FRONT PAGE CONTRIBUTOR
We Need More Regulation (Like a Hole in the Head)
One of the Democrats’ main goals is to re-regulate the businesses that were deregulated in the ’80s and ’90s.
As if the problems that we’ve had are all the result of not enough regulation. Sen. David Vitter (R-LA) begs to differ. Several government agencies had direct knowledge of serious red flags (including employee whistleblowers) at the Stanford Group, but failed to act.
Houston-based Stanford was a kind of a Madoff-lite, pulling off the same kind of Ponzi scam, promising too-good-to-be-true, risk-free returns to investors. The main differences: 1) the amount of money involved, and 2) the location of his victims. Stanford’s tentacles mainly stretched into Texas and Louisiana; Madoff had a lot of victims in the media centers of New York and Los Angeles.
The Stanford Group, which is accused of bilking Louisiana investors of more than $1 billion, was allowed to operate despite warnings to the federal Securities and Exchange Commission as early as 1999.
In a recent letter to SEC Chairwoman Mary L. Shapiro, U.S. Sen. David Vitter outlined a series of reports concerning possible fraud by the company over the last decade. The Louisiana Republican said his chief concern is getting relief for the estimated 1,000 Louisiana investors. But Vitter also wants to know how Stanford was able to operate despite the warnings.
“We’re asking all of those questions,” Vitter said. “We don’t want it to happen again.”
Vitter said he found that:
* Between 2001 and 2009, dozens of Stanford employees came forward reporting suspicions of fraud.
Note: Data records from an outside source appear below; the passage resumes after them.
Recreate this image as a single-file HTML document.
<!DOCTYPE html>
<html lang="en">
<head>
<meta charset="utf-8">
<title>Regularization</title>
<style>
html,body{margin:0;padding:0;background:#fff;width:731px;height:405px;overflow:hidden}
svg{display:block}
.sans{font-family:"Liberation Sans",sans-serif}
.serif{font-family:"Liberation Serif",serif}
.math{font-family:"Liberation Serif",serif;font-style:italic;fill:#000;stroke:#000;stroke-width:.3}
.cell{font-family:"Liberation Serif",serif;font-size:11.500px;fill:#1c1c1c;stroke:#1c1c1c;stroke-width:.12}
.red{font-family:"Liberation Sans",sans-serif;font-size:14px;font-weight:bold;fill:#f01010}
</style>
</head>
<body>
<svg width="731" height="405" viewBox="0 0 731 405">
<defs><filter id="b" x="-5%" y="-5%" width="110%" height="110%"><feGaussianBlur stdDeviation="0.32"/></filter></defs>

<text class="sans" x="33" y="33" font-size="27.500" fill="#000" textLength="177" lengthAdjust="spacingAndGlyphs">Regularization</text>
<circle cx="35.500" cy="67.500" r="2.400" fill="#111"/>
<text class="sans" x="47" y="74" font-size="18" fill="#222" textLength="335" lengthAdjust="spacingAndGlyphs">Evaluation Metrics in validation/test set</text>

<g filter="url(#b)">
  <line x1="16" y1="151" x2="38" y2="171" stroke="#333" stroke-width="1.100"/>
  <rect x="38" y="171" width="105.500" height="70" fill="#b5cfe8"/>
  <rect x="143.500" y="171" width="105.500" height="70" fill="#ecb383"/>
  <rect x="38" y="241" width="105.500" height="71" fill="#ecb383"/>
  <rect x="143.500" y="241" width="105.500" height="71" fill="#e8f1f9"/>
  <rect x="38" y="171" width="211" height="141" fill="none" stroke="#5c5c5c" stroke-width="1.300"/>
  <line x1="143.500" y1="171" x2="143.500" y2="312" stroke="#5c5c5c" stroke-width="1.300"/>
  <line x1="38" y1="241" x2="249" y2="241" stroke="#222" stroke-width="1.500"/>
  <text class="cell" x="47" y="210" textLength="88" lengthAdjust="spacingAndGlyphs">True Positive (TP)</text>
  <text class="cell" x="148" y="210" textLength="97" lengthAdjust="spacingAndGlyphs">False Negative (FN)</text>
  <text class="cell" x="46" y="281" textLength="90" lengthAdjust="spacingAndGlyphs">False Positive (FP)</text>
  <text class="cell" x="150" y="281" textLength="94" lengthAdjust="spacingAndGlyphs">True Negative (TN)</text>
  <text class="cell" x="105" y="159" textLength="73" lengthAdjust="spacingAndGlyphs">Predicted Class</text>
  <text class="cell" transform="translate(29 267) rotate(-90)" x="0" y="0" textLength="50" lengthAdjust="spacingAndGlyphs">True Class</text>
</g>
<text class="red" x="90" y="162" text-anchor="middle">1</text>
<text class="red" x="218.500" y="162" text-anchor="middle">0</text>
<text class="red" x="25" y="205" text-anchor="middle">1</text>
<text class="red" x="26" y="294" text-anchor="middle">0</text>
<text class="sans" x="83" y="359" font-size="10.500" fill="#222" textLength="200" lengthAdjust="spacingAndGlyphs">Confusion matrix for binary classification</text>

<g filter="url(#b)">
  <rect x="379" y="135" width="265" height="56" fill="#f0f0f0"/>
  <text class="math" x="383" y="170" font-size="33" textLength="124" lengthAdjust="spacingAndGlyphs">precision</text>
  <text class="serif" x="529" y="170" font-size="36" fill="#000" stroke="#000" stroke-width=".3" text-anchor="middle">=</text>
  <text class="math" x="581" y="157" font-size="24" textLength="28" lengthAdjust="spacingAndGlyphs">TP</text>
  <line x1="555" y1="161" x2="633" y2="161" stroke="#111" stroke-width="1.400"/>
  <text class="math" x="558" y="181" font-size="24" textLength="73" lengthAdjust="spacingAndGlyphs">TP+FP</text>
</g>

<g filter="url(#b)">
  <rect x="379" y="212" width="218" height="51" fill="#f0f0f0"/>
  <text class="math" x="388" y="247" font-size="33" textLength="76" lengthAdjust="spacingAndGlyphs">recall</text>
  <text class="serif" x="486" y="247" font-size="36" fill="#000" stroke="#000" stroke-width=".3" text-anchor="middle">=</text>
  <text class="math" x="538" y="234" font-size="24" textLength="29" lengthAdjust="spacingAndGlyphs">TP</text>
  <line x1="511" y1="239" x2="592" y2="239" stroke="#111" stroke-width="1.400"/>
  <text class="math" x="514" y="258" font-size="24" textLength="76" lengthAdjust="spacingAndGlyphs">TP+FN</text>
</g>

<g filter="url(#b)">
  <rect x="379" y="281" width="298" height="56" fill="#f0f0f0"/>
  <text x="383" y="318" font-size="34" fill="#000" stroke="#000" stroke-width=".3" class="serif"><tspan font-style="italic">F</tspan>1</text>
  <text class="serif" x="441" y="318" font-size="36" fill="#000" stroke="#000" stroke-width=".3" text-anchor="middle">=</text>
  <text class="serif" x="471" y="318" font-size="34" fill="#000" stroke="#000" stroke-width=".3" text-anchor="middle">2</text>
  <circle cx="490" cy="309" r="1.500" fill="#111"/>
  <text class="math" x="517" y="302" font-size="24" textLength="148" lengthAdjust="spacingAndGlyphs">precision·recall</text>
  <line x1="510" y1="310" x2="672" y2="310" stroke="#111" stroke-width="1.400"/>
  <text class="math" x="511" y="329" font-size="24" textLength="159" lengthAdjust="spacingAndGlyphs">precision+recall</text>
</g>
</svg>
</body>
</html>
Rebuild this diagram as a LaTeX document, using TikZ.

In addition, the SEC received a warning from the Texas State Securities Board that activities of the Stanford Group of Companies, including its operations in Antigua, were likely fraudulent.
* Prior to the SEC giving the Stanford Group of Companies permission to sell certificates of deposit at Stanford International Bank-Antigua, starting in 2001, numerous government agencies had knowledge of fraudulent activities involving Stanford. The FBI, Drug Enforcement Agency and Internal Revenue Service all conducted investigations into Stanford’s international operations, Vitter said.
* Twice in 2007, the SEC fined the Stanford Group for failing to meet adequate capital requirements and providing “misleading, unfair and unbalanced information” about its certificates of deposit, according to the Financial Industry Regulatory Authority, an independent securities regulator.
In February, the SEC charged Robert Allen Stanford and three of his companies for orchestrating what they called a fraudulent, multibillion-dollar investment scheme. The operation centered on $9 billion in certificate of deposit and mutual fund programs to provide interest on customer investments.
So my question is, if the SEC can’t handle securities fraud when the evidence is placed right under their noses, why do we expect things to get better if we increase the scope of their authority?